Following the final defeat of the French at Dien Bien Phu in 1954 at the hands of communist military mastermind Vo Nguyen Diap, the former French colonies in Indochina were partitioned under the Geneva Conference. Diem ruled in the South and the Communist Politburo ruled in the North. From the onset, the Communists did not recognize the legitimacy of South Vietnam and began to fund, train, and support guerilla movements in the South, later known as the Viet Cong; these guerillas terrorized the rural population of South Vietnam, forcing them to hand over rice, taxes, and manpower and publicly tortured and massacred government officials who worked for Saigon, chipping away at Diem’s mandate.

By the late 1950s, the now infamous domino theory pushed Washington into deep collaboration with Saigon; while Diem welcomed diplomatic and military support for his country, he was unwilling to accept American decision-making in his domestic politics, leading to significant disagreements between his regime and the State Department.
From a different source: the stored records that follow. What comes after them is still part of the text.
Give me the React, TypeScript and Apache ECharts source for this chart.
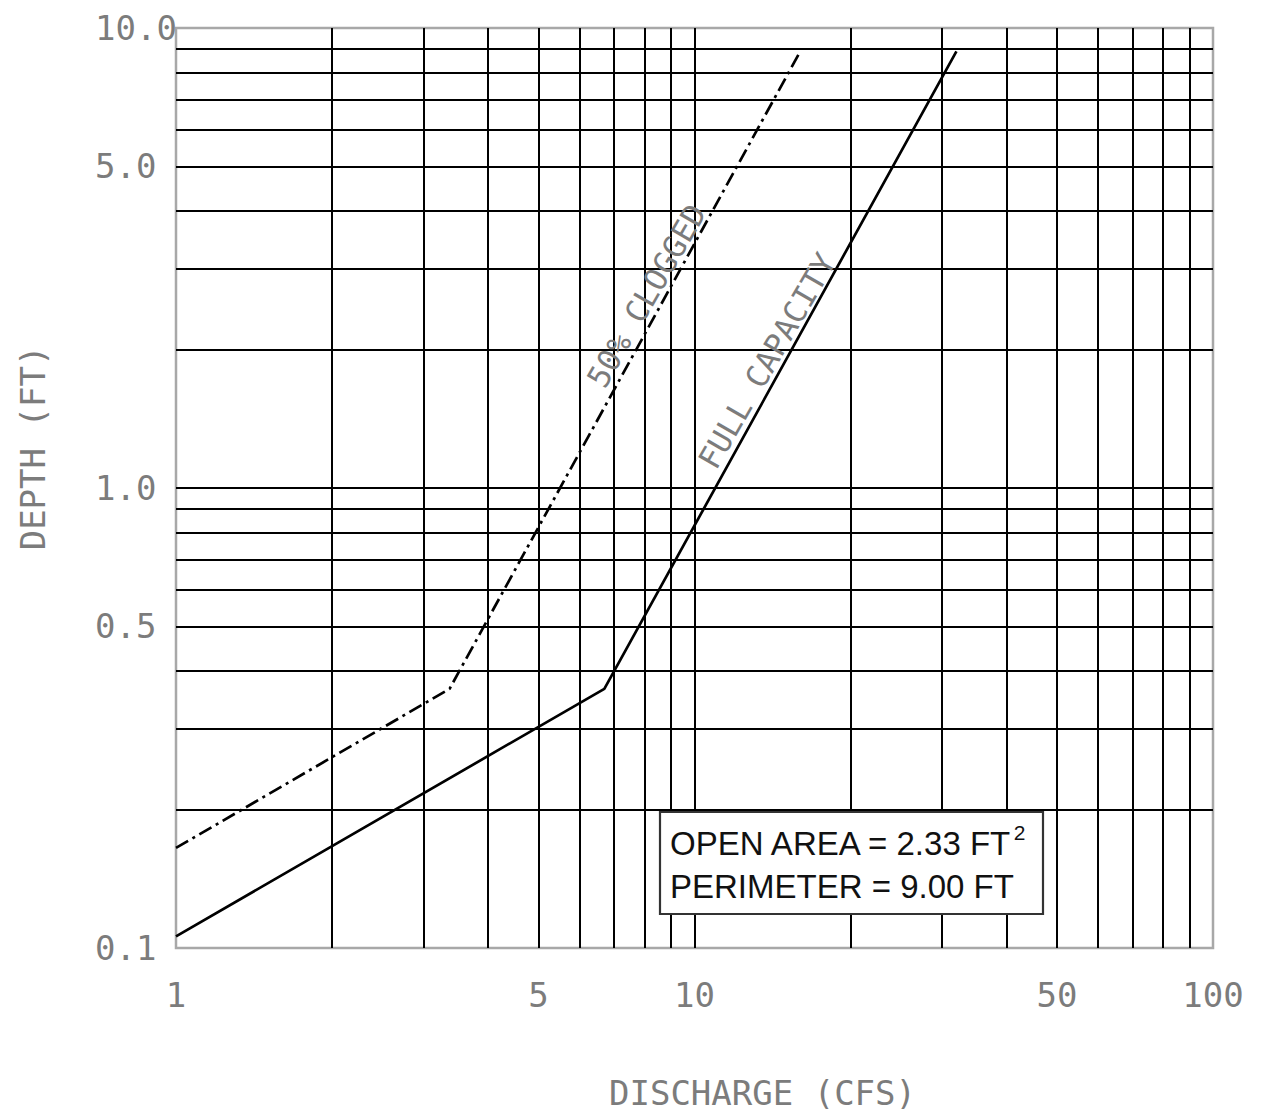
import React, { useEffect, useRef } from "react";
import * as echarts from "echarts";

// ---- data ----
const fullCapacityQ = [1, 6.7, 32];
const fullCapacityH = [0.106, 0.366, 8.9];
const cloggedQ = [1, 3.37, 16];
const cloggedH = [0.165, 0.366, 8.9];

const xGridValues = [2, 3, 4, 5, 6, 7, 8, 9, 10, 20, 30, 40, 50, 60, 70, 80, 90];
const yGridValues = [0.2, 0.3, 0.4, 0.5, 0.6, 0.7, 0.8, 0.9, 1, 2, 3, 4, 5, 6, 7, 8, 9];
const xTickLabels = [1, 5, 10, 50, 100];
const yTickLabels = [0.1, 0.5, 1, 5, 10];

const fullLabel = "FULL CAPACITY";
const cloggedLabel = "50% CLOGGED";
const fullLabelAt = [13.8, 1.89];
const cloggedLabelAt = [8.08, 2.62];

const infoLine1 = "OPEN AREA = 2.33 FT";
const infoSup = "2";
const infoLine2 = "PERIMETER = 9.00 FT";

const MONO = "'DejaVu Sans Mono', monospace";
const SANS = "'Liberation Sans', Arial, sans-serif";
const TEXT_GRAY = "#7c7c7c";

export default function App() {
  const ref = useRef<HTMLDivElement>(null);

  useEffect(() => {
    if (!ref.current) return;
    const chart = echarts.init(ref.current, undefined, { renderer: "svg" });

    const zip = (xs: number[], ys: number[]) => xs.map((x, i) => [x, ys[i]]);

    const option: any = {
      animation: false,
      backgroundColor: "#fff",
      grid: {
        left: 176,
        right: 59,
        top: 28,
        bottom: 164,
        containLabel: false,
        outerBoundsMode: "none",
        show: true,
        borderColor: "#a8a8a8",
        borderWidth: 2.5,
        backgroundColor: "transparent",
      },
      xAxis: {
        type: "log",
        logBase: 10,
        min: 1,
        max: 100,
        name: "DISCHARGE (CFS)",
        nameLocation: "middle",
        nameGap: 128,
        nameTextStyle: {
          fontFamily: MONO,
          fontSize: 34,
          color: TEXT_GRAY,
          padding: [0, 0, 0, 136],
        },
        axisLine: { show: false },
        axisTick: { show: false },
        splitLine: { show: false },
        axisLabel: {
          customValues: xTickLabels,
          fontFamily: MONO,
          fontSize: 34,
          color: TEXT_GRAY,
          margin: 30,
          formatter: (v: number) => String(Math.round(v)),
        },
      },
      yAxis: {
        type: "log",
        logBase: 10,
        min: 0.1,
        max: 10,
        name: "DEPTH (FT)",
        nameLocation: "middle",
        nameGap: 126,
        nameTextStyle: {
          fontFamily: MONO,
          fontSize: 34,
          color: TEXT_GRAY,
          padding: [0, 0, 0, 80],
        },
        axisLine: { show: false },
        axisTick: { show: false },
        splitLine: { show: false },
        axisLabel: {
          customValues: yTickLabels,
          fontFamily: MONO,
          fontSize: 34,
          color: TEXT_GRAY,
          align: "left",
          margin: 81,
          formatter: (v: number) => v.toFixed(1),
        },
      },
      series: [
        {
          name: "grid",
          type: "line",
          data: [],
          silent: true,
          z: 1,
          markLine: {
            silent: true,
            symbol: "none",
            animation: false,
            label: { show: false },
            lineStyle: { color: "#000", width: 2, type: "solid" },
            emphasis: { disabled: true },
            data: [
              ...xGridValues.map((v) => ({ xAxis: v })),
              ...yGridValues.map((v) => ({ yAxis: v })),
            ],
          },
        },
        {
          name: fullLabel,
          type: "line",
          data: zip(fullCapacityQ, fullCapacityH),
          showSymbol: false,
          symbol: "none",
          z: 5,
          lineStyle: { color: "#000", width: 2.7, type: "solid" },
          markPoint: {
            silent: true,
            symbol: "circle",
            symbolSize: 1,
            itemStyle: { color: "transparent" },
            label: {
              show: true,
              position: "inside",
              formatter: fullLabel,
              rotate: 60,
              fontFamily: MONO,
              fontSize: 31,
              color: TEXT_GRAY,
            },
            data: [{ coord: fullLabelAt }],
          },
        },
        {
          name: cloggedLabel,
          type: "line",
          data: zip(cloggedQ, cloggedH),
          showSymbol: false,
          symbol: "none",
          z: 5,
          lineStyle: { color: "#000", width: 2.7, type: [14, 5, 3, 5] },
          markPoint: {
            silent: true,
            symbol: "circle",
            symbolSize: 1,
            itemStyle: { color: "transparent" },
            label: {
              show: true,
              position: "inside",
              formatter: cloggedLabel,
              rotate: 60,
              fontFamily: MONO,
              fontSize: 31,
              color: TEXT_GRAY,
            },
            data: [{ coord: cloggedLabelAt }],
          },
        },
      ],
      graphic: [
        {
          type: "rect",
          z: 100,
          shape: { x: 660, y: 812, width: 383, height: 102 },
          style: { fill: "#fff", stroke: "#333", lineWidth: 2.2 },
        },
        {
          type: "text",
          z: 101,
          x: 670,
          y: 843,
          style: {
            text: `{a|${infoLine1}}{s|${infoSup}}`,
            rich: {
              a: { fontFamily: SANS, fontSize: 33, fill: "#111", lineHeight: 43 },
              s: { fontFamily: SANS, fontSize: 21, fill: "#111", verticalAlign: "top", lineHeight: 20 },
            },
            font: `33px ${SANS}`,
            fill: "#111",
            align: "left",
            textAlign: "left",
            verticalAlign: "middle",
            textVerticalAlign: "middle",
          },
        },
        {
          type: "text",
          z: 101,
          x: 670,
          y: 886,
          style: {
            text: infoLine2,
            font: `33px ${SANS}`,
            fill: "#111",
            align: "left",
            textAlign: "left",
            verticalAlign: "middle",
            textVerticalAlign: "middle",
          },
        },
      ],
    };

    chart.setOption(option);
    return () => chart.dispose();
  }, []);

  return (
    <div
      ref={ref}
      style={{ position: "absolute", left: 0, top: 0, width: 1272, height: 1112, background: "#fff" }}
    />
  );
}
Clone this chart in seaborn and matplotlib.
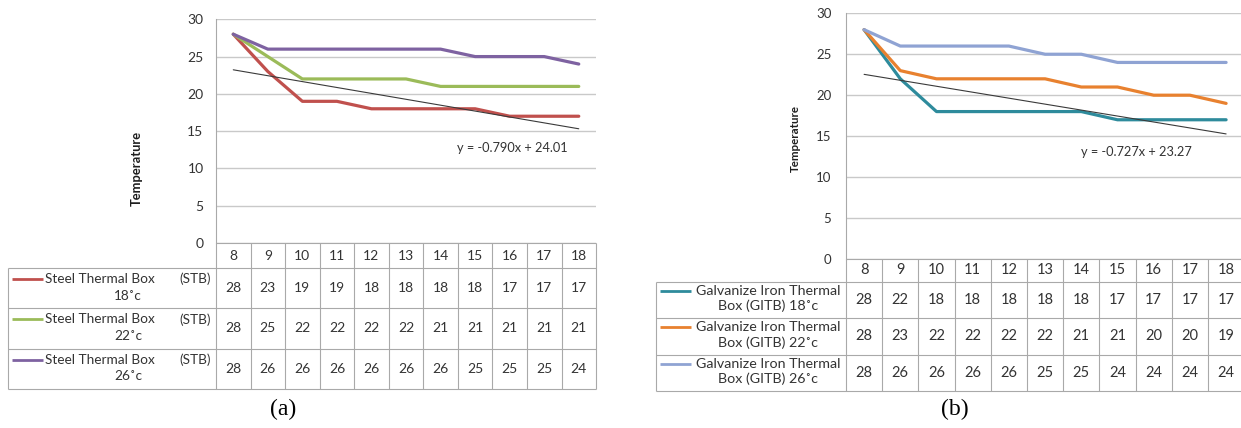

Distancing the country from Washington was also essential for Diem in countering accusations by the communists regarding the legitimacy of his government and his state. However, as a result, he cultivated a wide array of enemies within the US government.

Major points of disagreement were the Strategic Hamlet Program to protect the rural population from VC attacks and the Buddhist crisis, mass uprisings against persecution of Buddhist monks by the Catholic president. It was this last crisis that was the final straw between Diem and the US government. Under pressure from advisors, President Kennedy authorized the removal of Diem from power through rebellious ARVN generals in the controversial Cable 243 document (the irony of course being that Kennedy himself was assassinated less than three weeks later).

President Diem greeting schoolchildren

I became interested in the story of Diem and his betrayal after reading The Sympathizer this summer, the Pulitzer Prize-winning novel by Viet Thanh Nguyen. The novel describes the story of a half-French half-Vietnamese communist double agent living amongst Vietnamese refugees in late 1970s Los Angeles. The figure of Diem becomes a martyr for these refugees and former ARVN soldiers, representing the failed promises of the American government and the betrayal of their South Vietnamese allies throughout the War. 

The fact that such reverence was held for a person I had previously only known in a minimal capacity poked my curiosity. My questions about Diem and his life brought me to Geoffrey Shaw’s The Lost Mandate of Heaven, the leading English-language book on Diem’s political career and his conflict with the State Department that led to his demise. In his thesis, Shaw identifies Diem with the Confucian idea of the ‘Mandate of Heaven’, a long-standing cultural paradigm within East Asia where the legitimacy of a ruler who follows traditional Confucian morals and orthodoxy is derived from divine authority.

For Shaw, the inability of many US officials in Vietnam to recognize the fact that Diem retained an irreplaceable popular mandate was a critical turning point in the eventual failure of the American intervention in Southeast Asia. The fact that the generals who succeeded Diem never regained the same level of control over the country illustrates this point clearly. The power vacuum left in Saigon eventually led to an increase in American advisors and later ‘boots on the ground’, and the explosion of the Vietnam War in the late 1960s that we all know well.

While US officials who supported Diem’s overthrow viewed the action as necessary to strengthen an anti-communist bulwark, the leaders in the North, with a clear understanding of Vietnamese culture and history, were quick to analyze the move as a complete strategic failure that would eventually be the nail in their coffin. In the immediate aftermath of the assassination, Ho Chi Minh reportedly said, “I can scarcely believe that the Americans would be so stupid”, and an official communique from the Politburo stated, “[it] will be contrary to the calculations of the US imperialists…Diem was one of the strongest individuals resisting the people and Communism. Among the anti-Communists…no one has sufficient political assets and abilities to cause others to obey.” What the DoS could not predict during months of debate, the Vietnamese understood within a matter of days.

A main takeaway from the tragic story of Diem is the importance of understanding cultural subjectivity within international relations. From the perspective of Washington, Diem was ungrateful and corrupt, and there would be no difference if the Saigon government was led by him or an ARVN general. But for many citizens of South Vietnam, Diem was a mandarin-prince dedicated to his people and his nation, the same personification that the North Vietnamese developed for ‘Uncle Ho’. The concept of the Mandate of Heaven cannot be easily manufactured by winning ‘hearts and minds’, but is naturally and culturally derived. The erasure of Diem’s story in our cultural paradigm has cursed US foreign policy in numerous other areas and conflicts, and we should consider this moment in time for what it was: an autumn evening in Saigon that, in hindsight, changed the world.